No. Let each sum be $S$ which is odd. Add the odd columns and even rows which sum to $6S$. Then, subtract $3$ diagonals which have sum $3S$ and cover all cells with even coordinate sum. What we are left with is each square with odd $x$ coordinate and even $y$ coordinate being shaded twice. However, this has sum $3S$ which is odd and a contradiction as each cell is counted an even number of times.

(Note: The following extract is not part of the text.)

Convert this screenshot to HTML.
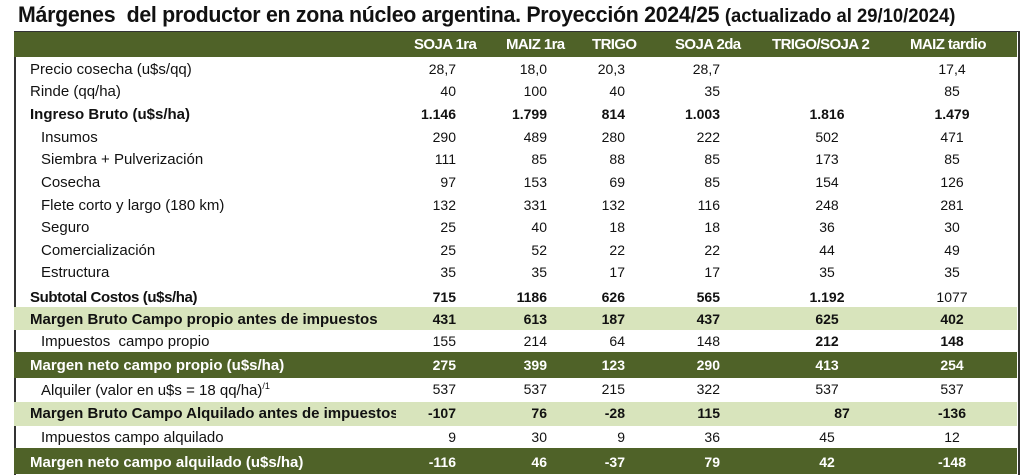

No. Fill every other row with the letters $ababab$ and for all other rows $cdcdcd.$ The $c$ will be ignored. Let the capital letter denote the sum of all the small letters. Then $A+B=B+D=D+A=333,$ which is not possible for integers$.\blacksquare$

Honestly surprisingly tricky for a parity argument. The answer is no. Suppose otherwise; then every row, column, and diagonal of the grid has sum $3 \times 35 = 105$, which is odd. Consider the symmetric difference $\mathcal R_{\mathrm{odd}} \Delta \mathcal C_{\mathrm{odd}}$ consisting of all the squares of the grid with row and column indices of differing parity. On one hand, the sum of the numbers in these squares has the same parity as the multiset union $\mathcal R_{\mathrm{odd}} \cup \mathcal C_{\mathrm{odd}}$, which is even. On the other hand, this set consists of three diagonals of the grid, so it should have an odd sum. This yields a contradiction.